Wonderfully yummy, even better with 1/3 cup chocolate chips added in.
I made this with the following edits: – maple syrup instead of sugar – add dried cranberries – add pumpkin seeds – add walnuts
Very good, but I used half white flour. I will reduce the sugar next time by 1/3, as it was sweeter than cake. Otherwise, a wonderful recipe: good texture and balance. Would be great with nuts.
Excellent recipe, especially if you like to tweak recipes, like I do. Here’s what I did: First, I grated my zucchini (peel on), then dried it really well in a tea towel. Next, I mixed up my PP Spice, which is 4 tsp. cinnamon, 2 tsp. ginger, 1 tsp. cloves, 1/2 tsp. nutmeg. I doubled the recipe, using 2 cups unbleached white flour, and 1 cup of oats, which I measured and packed, then ground in my mini food chopper; I didn’t grind to a flour, but almost. I whisked grapeseed oil, 1 tbsp. vanilla, and the 4 eggs together, then dumped in a 15oz. can of pumpkin puree and blended. I whisked the dry ingredients, then dumped them into the wet and gently folded until no more dry flour was seen. I then folded in the zucchini, 1 cup chopped pecans, and 1 cup craisins. I baked them in a stone muffin pan which I preheated in the oven, let cool slightly, then sprayed with oil- I did not use liners. I baked, turning the pan 180 degrees halfway through, until there were just a few crumbs on the toothpick. I ran a knife around the edges, then dumped the muffins on the counter. Do not do this- they are very delicate. Definitely let them cool a little in the pan if you can- I can’t with a stone pan, or they’ll over-bake. The texture is amazing- very light and delicate, and the flavor is perfect- not too little, not too much. They are also super moist. By doubling the batch, I got exactly 24 muffins, and plan to freeze half of them.
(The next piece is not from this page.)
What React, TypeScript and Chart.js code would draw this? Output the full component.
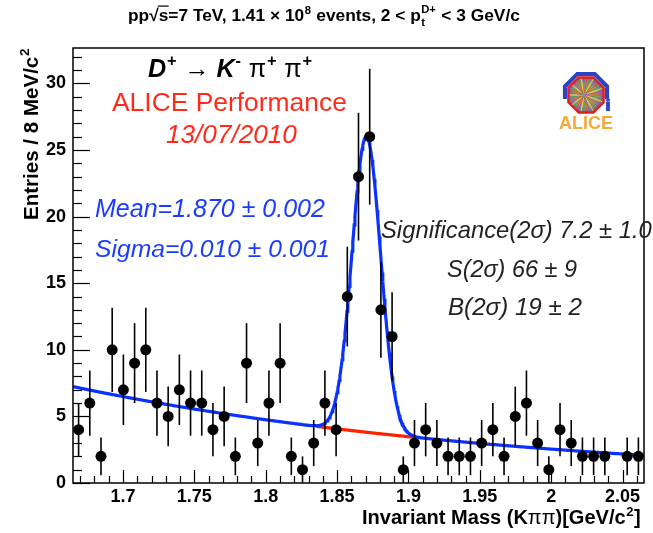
import React, { useEffect, useRef } from 'react';
import { Chart, registerables } from 'chart.js';
Chart.register(...registerables);

// ---------- data ----------
const MASS_MIN = 1.665;
const MASS_MAX = 2.065;
const N_BINS = 51;
const binCenters = Array.from({ length: N_BINS }, (_, i) => MASS_MIN + ((i + 0.5) * (MASS_MAX - MASS_MIN)) / N_BINS);
const entries: (number | null)[] = [
  4, 6, 2, 10, 7, 9, 10, 6, 5, 7,
  6, 6, 4, 5, 2, 9, 3, 6, 9, 2,
  1, 3, 6, 4, 14, 23, 26, 13, 11, 1,
  3, 4, 3, 2, 2, 2, 3, 4, 2, 5,
  6, 3, 1, 4, 3, 2, 2, 2, null, 2,
  2,
];
const xTickValues = [1.7, 1.75, 1.8, 1.85, 1.9, 1.95, 2.0, 2.05];
const xTickLabels = ['1.7', '1.75', '1.8', '1.85', '1.9', '1.95', '2', '2.05'];
const yTickValues = [0, 5, 10, 15, 20, 25, 30];
const yTickLabels = ['0', '5', '10', '15', '20', '25', '30'];
const Y_MAX = 32.66;

// fit parameters (Gaussian signal + exponential background)
const fitMean = 1.8705;
const fitSigma = 0.01;
const fitGaussAmp = 22.2;
const bkgAtMin = 7.24;
const bkgSlope = -3.12;
const bkgOnlyRange = [1.836, 1.903];

const bkg = (m: number) => bkgAtMin * Math.exp(bkgSlope * (m - MASS_MIN));
const total = (m: number) => bkg(m) + fitGaussAmp * Math.exp(-0.5 * ((m - fitMean) / fitSigma) ** 2);
const curveX = Array.from({ length: 801 }, (_, i) => MASS_MIN + (i * (MASS_MAX - MASS_MIN)) / 800);

// ---------- text helpers ----------
type Seg = { t: string; b?: boolean; i?: boolean; pos?: 'sup' | 'sub' | 'subsup'; sup2?: string; over?: boolean };
const FAM = '"Liberation Sans", Arial, Helvetica, sans-serif';
const fnt = (size: number, b?: boolean, i?: boolean) => `${i ? 'italic ' : ''}${b ? 'bold ' : ''}${size}px ${FAM}`;

function segWidth(ctx: CanvasRenderingContext2D, s: Seg, size: number) {
  if (!s.pos) {
    ctx.font = fnt(size, s.b, s.i);
    return ctx.measureText(s.t).width;
  }
  const ss = size * 0.65;
  ctx.font = fnt(ss, s.b, s.i);
  let w = ctx.measureText(s.t).width;
  if (s.pos === 'subsup' && s.sup2) w = Math.max(w, ctx.measureText(s.sup2).width);
  return w + size * 0.06;
}
const richWidth = (ctx: CanvasRenderingContext2D, segs: Seg[], size: number) =>
  segs.reduce((a, s) => a + segWidth(ctx, s, size), 0);

function drawRich(ctx: CanvasRenderingContext2D, segs: Seg[], x: number, y: number, size: number, color: string) {
  ctx.fillStyle = color;
  ctx.strokeStyle = color;
  ctx.textAlign = 'left';
  ctx.textBaseline = 'alphabetic';
  let cx = x;
  for (const s of segs) {
    const w = segWidth(ctx, s, size);
    if (!s.pos) {
      ctx.font = fnt(size, s.b, s.i);
      ctx.fillText(s.t, cx, y);
      if (s.over) {
        ctx.lineWidth = Math.max(1, size * 0.07);
        ctx.beginPath();
        ctx.moveTo(cx - size * 0.05, y - size * 0.86);
        ctx.lineTo(cx + w + size * 0.02, y - size * 0.86);
        ctx.stroke();
      }
    } else {
      const ss = size * 0.65;
      ctx.font = fnt(ss, s.b, s.i);
      if (s.pos === 'sup') ctx.fillText(s.t, cx + size * 0.03, y - size * 0.42);
      else if (s.pos === 'sub') ctx.fillText(s.t, cx + size * 0.03, y + size * 0.22);
      else {
        ctx.fillText(s.t, cx + size * 0.02, y + size * 0.3);
        if (s.sup2) ctx.fillText(s.sup2, cx + size * 0.02, y - size * 0.45);
      }
    }
    cx += w;
  }
}
function fitRich(ctx: CanvasRenderingContext2D, segs: Seg[], x: number, y: number, width: number, color: string) {
  const size = (100 * width) / richWidth(ctx, segs, 100);
  drawRich(ctx, segs, x, y, size, color);
}

function drawLogo(ctx: CanvasRenderingContext2D, cx: number, cy: number, r: number) {
  const oct = (rad: number) => {
    ctx.beginPath();
    for (let k = 0; k < 8; k++) {
      const a = Math.PI / 8 + (k * Math.PI) / 4;
      ctx.lineTo(cx + rad * Math.cos(a), cy + rad * Math.sin(a));
    }
    ctx.closePath();
  };
  ctx.save();
  ctx.beginPath();
  ctx.rect(cx - r - 10, cy - r - 10, 2 * r + 20, r + 14);
  ctx.clip();
  oct(r + 6);
  ctx.fillStyle = '#2c43c4';
  ctx.fill();
  ctx.restore();
  oct(r + 1.5);
  ctx.fillStyle = '#ffffff';
  ctx.fill();
  oct(r);
  const g = ctx.createRadialGradient(cx - 2, cy, 1, cx, cy, r);
  g.addColorStop(0, '#ffe040');
  g.addColorStop(0.3, '#f0a040');
  g.addColorStop(0.6, '#9a9a6a');
  g.addColorStop(1, '#6a5ab0');
  ctx.fillStyle = g;
  ctx.fill();
  ctx.save();
  oct(r);
  ctx.clip();
  for (let k = 0; k < 36; k++) {
    const a = (k * Math.PI * 2) / 36;
    ctx.strokeStyle = ['#e05030', '#40a060', '#f0d040', '#8060c0'][k % 4];
    ctx.lineWidth = 1;
    ctx.beginPath();
    ctx.moveTo(cx - 2, cy);
    ctx.lineTo(cx - 2 + r * 1.2 * Math.cos(a), cy + r * 1.2 * Math.sin(a));
    ctx.stroke();
  }
  ctx.restore();
  oct(r);
  ctx.strokeStyle = '#e02020';
  ctx.lineWidth = 2.5;
  ctx.stroke();
  ctx.fillStyle = '#3050c0';
  ctx.fillRect(cx + r + 1, cy + r - 12, 4, 9);
  ctx.beginPath();
  ctx.arc(cx + r + 3, cy + r - 14, 2, 0, Math.PI * 2);
  ctx.fill();
  ctx.font = fnt(18, true);
  ctx.fillStyle = '#f6a838';
  ctx.textAlign = 'center';
  ctx.fillText('ALICE', cx, cy + r + 15);
}

// ---------- plugins ----------
const errorBarPlugin = {
  id: 'errbars',
  beforeDatasetDraw(chart: any, args: any) {
    if (args.index !== 0) return;
    const { ctx, scales } = chart;
    ctx.save();
    ctx.strokeStyle = '#000';
    ctx.lineWidth = 1.6;
    binCenters.forEach((m, i) => {
      const v = entries[i];
      if (v == null) return;
      const e = Math.sqrt(v);
      const px = scales.x.getPixelForValue(m);
      ctx.beginPath();
      ctx.moveTo(px, scales.y.getPixelForValue(Math.max(0, v - e)));
      ctx.lineTo(px, scales.y.getPixelForValue(v + e));
      ctx.stroke();
    });
    ctx.restore();
  },
};

const decorPlugin = {
  id: 'decor',
  afterDraw(chart: any) {
    const { ctx, chartArea: a, scales } = chart;
    ctx.save();
    // frame
    ctx.strokeStyle = '#000';
    ctx.lineWidth = 1.5;
    ctx.strokeRect(a.left, a.top, a.right - a.left, a.bottom - a.top);
    // inward ticks
    ctx.lineWidth = 1.2;
    for (let k = 167; k <= 206; k++) {
      const px = Math.round(scales.x.getPixelForValue(k / 100)) + 0.5;
      const len = k % 5 === 0 ? 13 : 7;
      ctx.beginPath();
      ctx.moveTo(px, a.bottom);
      ctx.lineTo(px, a.bottom - len);
      ctx.stroke();
    }
    for (let k = 0; k <= 32; k++) {
      const py = Math.round(scales.y.getPixelForValue(k)) + 0.5;
      const len = k % 5 === 0 ? 17 : 9;
      ctx.beginPath();
      ctx.moveTo(a.left, py);
      ctx.lineTo(a.left + len, py);
      ctx.stroke();
    }

    // title
    fitRich(
      ctx,
      [
        { t: 'pp', b: true },
        { t: '√', b: true },
        { t: 's', b: true, over: true },
        { t: '=7 TeV, 1.41 × 10', b: true },
        { t: '8', b: true, pos: 'sup' },
        { t: ' events, 2 < p', b: true },
        { t: 't', b: true, pos: 'subsup', sup2: 'D+' },
        { t: ' < 3 GeV/c', b: true },
      ],
      128, 21, 392, '#000'
    );

    // decay
    fitRich(
      ctx,
      [
        { t: 'D', b: true, i: true },
        { t: '+', b: true, pos: 'sup' },
        { t: ' → ' },
        { t: 'K', b: true, i: true },
        { t: '-', b: true, pos: 'sup' },
        { t: ' π' },
        { t: '+', b: true, pos: 'sup' },
        { t: ' π' },
        { t: '+', b: true, pos: 'sup' },
      ],
      148, 77, 165, '#000'
    );
    fitRich(ctx, [{ t: 'ALICE Performance' }], 112, 111, 235, '#ff2a1a');
    fitRich(ctx, [{ t: '13/07/2010', i: true }], 166, 143, 131, '#ff2a1a');

    fitRich(ctx, [{ t: 'Mean=1.870 ± 0.002', i: true }], 95, 217, 230, '#1a3cff');
    fitRich(ctx, [{ t: 'Sigma=0.010 ± 0.001', i: true }], 95, 257, 235, '#1a3cff');

    fitRich(ctx, [{ t: 'Significance(2σ) 7.2 ± 1.0', i: true }], 381, 238, 271, '#222');
    fitRich(ctx, [{ t: 'S(2σ) 66 ± 9', i: true }], 447, 277, 130, '#222');
    fitRich(ctx, [{ t: 'B(2σ) 19 ± 2', i: true }], 448, 315, 134, '#222');

    // axis titles
    fitRich(
      ctx,
      [
        { t: 'Invariant Mass (K', b: true },
        { t: 'ππ' },
        { t: ')[GeV/c', b: true },
        { t: '2', b: true, pos: 'sup' },
        { t: ']', b: true },
      ],
      362, 524, 279, '#000'
    );
    ctx.save();
    ctx.translate(38, 220);
    ctx.rotate(-Math.PI / 2);
    fitRich(
      ctx,
      [
        { t: 'Entries / 8 MeV/c', b: true },
        { t: '2', b: true, pos: 'sup' },
      ],
      0, 0, 172, '#000'
    );
    ctx.restore();

    drawLogo(ctx, 586, 95, 19);
    ctx.restore();
  },
};

export default function App() {
  const ref = useRef<HTMLCanvasElement | null>(null);
  useEffect(() => {
    if (!ref.current) return;
    const tickFont = { family: FAM, size: 18, weight: 'bold' as const };
    const chart = new Chart(ref.current, {
      type: 'scatter',
      data: {
        datasets: [
          {
            label: 'data',
            data: binCenters
              .map((m, i) => ({ x: m, y: entries[i] }))
              .filter((p) => p.y != null) as any,
            pointRadius: 5.5,
            pointBackgroundColor: '#000',
            pointBorderWidth: 0,
            showLine: false,
            clip: false as any,
            order: 0,
          },
          {
            label: 'total fit',
            type: 'line',
            data: curveX.map((m) => ({ x: m, y: total(m) })),
            borderColor: '#0a32ff',
            borderWidth: 3.2,
            pointRadius: 0,
            tension: 0,
            fill: false,
            order: 1,
          } as any,
          {
            label: 'background',
            type: 'line',
            data: curveX
              .filter((m) => m >= bkgOnlyRange[0] && m <= bkgOnlyRange[1])
              .map((m) => ({ x: m, y: bkg(m) })),
            borderColor: '#ff2200',
            borderWidth: 3.2,
            pointRadius: 0,
            tension: 0,
            fill: false,
            order: 2,
          } as any,
        ],
      },
      options: {
        responsive: false,
        animation: false,
        devicePixelRatio: 1,
        events: [],
        layout: { padding: { left: 0, top: 48, right: 9, bottom: 0 } },
        plugins: { legend: { display: false }, tooltip: { enabled: false }, title: { display: false } },
        scales: {
          x: {
            type: 'linear',
            min: MASS_MIN,
            max: MASS_MAX,
            afterBuildTicks: (s: any) => {
              s.ticks = xTickValues.map((v) => ({ value: v }));
            },
            afterFit: (s: any) => {
              s.height = 50;
            },
            ticks: {
              autoSkip: false,
              maxRotation: 0,
              padding: 3,
              color: '#000',
              font: tickFont,
              callback: (_v: any, i: number) => xTickLabels[i],
            },
            grid: { display: false, drawTicks: false },
            border: { display: false },
          },
          y: {
            type: 'linear',
            min: 0,
            max: Y_MAX,
            afterBuildTicks: (s: any) => {
              s.ticks = yTickValues.map((v) => ({ value: v }));
            },
            afterFit: (s: any) => {
              s.width = 73;
            },
            ticks: {
              autoSkip: false,
              padding: 7,
              color: '#000',
              font: tickFont,
              callback: (_v: any, i: number) => yTickLabels[i],
            },
            grid: { display: false, drawTicks: false },
            border: { display: false },
          },
        },
      },
      plugins: [errorBarPlugin, decorPlugin],
    });
    return () => chart.destroy();
  }, []);
  return (
    <div style={{ position: 'absolute', left: 0, top: 0, width: 653, height: 533, background: '#fff' }}>
      <canvas ref={ref} width={653} height={533} style={{ display: 'block', width: 653, height: 533 }} />
    </div>
  );
}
Instead of the pumpkin pie spice I used 1 teaspoon of cinnamon and 1/4 teaspoon of nutmeg. Also substitute equal part vegitable oil for the coconut oil.
Pretty good! I followed the recipe as directed, with the exception of my pumpkin pie spice being in extract form rather than a powder. I followed the conversion instructions on the bottle, but the pumpkin pie flavor was a little strong for me. However, that may be a result of using the liquid version. These are not super sweet. I’d probably prefer a little more sweetness, but that would detract from the healthy idea of the muffins. Nice way to sneak some veggies into my picky toddler.
These are good muffins. I was worried with how thick the batter was; I thought they might come out like bricks. But they were moist and cakey. They taste healthy in a good way. I wish I had made the topping in the Cook’s Notes. I think that would have been a nice addition.